4. Visit the Three Plateaus discussion to add to a thread, or to start a new thread, that shares and develops these connections or complications. Be sure to include page numbers from Landow whenever you mention him (as a help to youself and others when you come back to this discussion later for the Discussion into Essay Project).

Journal Entry # 5: Clustering on Ideas
1. Look at the "Three Plateaus" discussion browse through Landow, and think about each of your projects of this class.

2. On a blank sheet of paper, map in a big cluster the major ideas, insights, experiences, distinctions and connections from the semester. Choose and feature the items to the degree that they interested or were relevant to you personally.

With this cluster, you're fishing around trying to find a particular issue or question that you're interested in, or that's relevant to what you do (or will do). What has surprised you in the projects that we've worked on, the readings we've done, what we've discussed in "Three Plateaus"? In what topics have the readings and your practical experience spoken to each other?

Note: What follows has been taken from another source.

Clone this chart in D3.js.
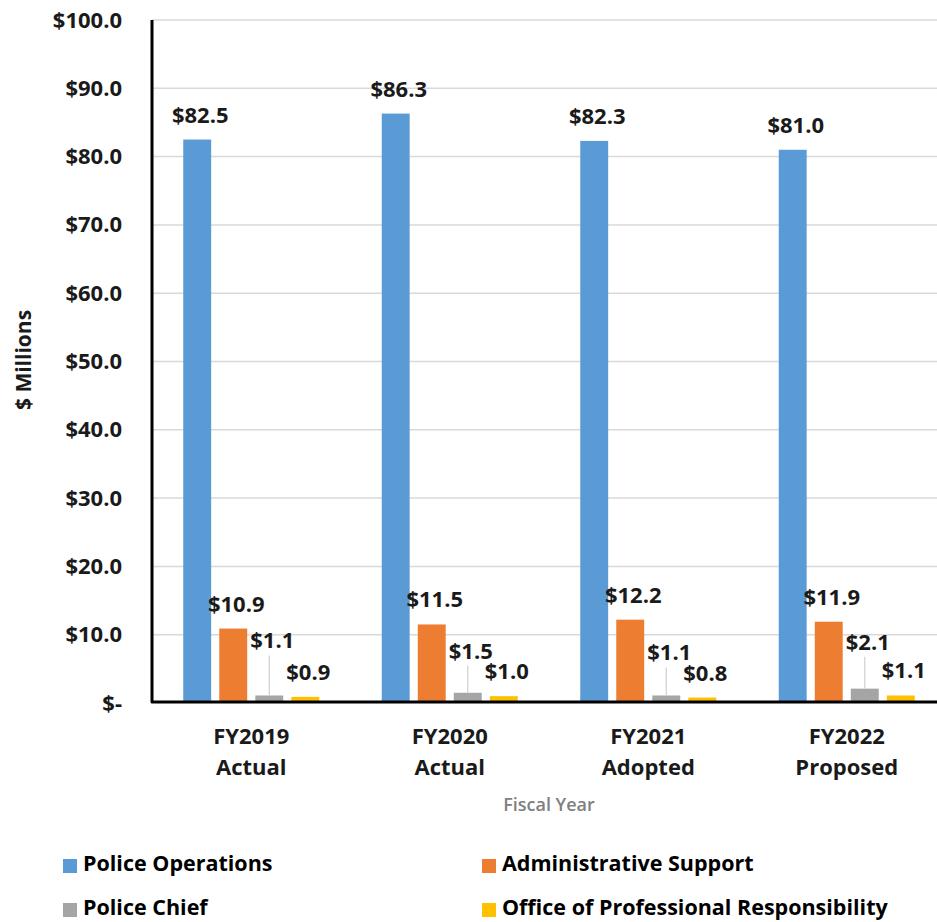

3. As you cluster, look for emerging centers of gravities that might give focus and purpose to what you'll write about.

Remember that you will have more to say about something narrowly defined than something vaguely defined. Imagine writing an essay about everything: you'd have hardly anything to say.

4. Now look at your cluster. Write a focusing sentence down at the bottom.

5. Turn the page over and write a quick, very informal paragraph that grows out of that statement, builds on it. With this paragraph, you're just thinking on paper, stringing words together to see where they take you.

6. After you finish that paragraph, stop and "step back" mentally. Read it over, make notes and additions. Then write a new focusing statement beneath the paragraph. What you're looking for is a growing sense of narrowing down your essay's focus.

Journal Entry # 6: Adding a Political Layer
Look for ways to "politicize" the "Three Plateaus" discussion by adding three commments, appended (replied) either to your classmates' messages or to your own, that point out the political issues suggested to you by the original message.

Journal Entry #7: Preparing for Conference
Following up from reading and discussing your drafts, take a few minutes now to write down your ideas for the next draft of this project. What do you intend to do next? What do you want to talk about in conference? Bring this entry to conference on Thursday.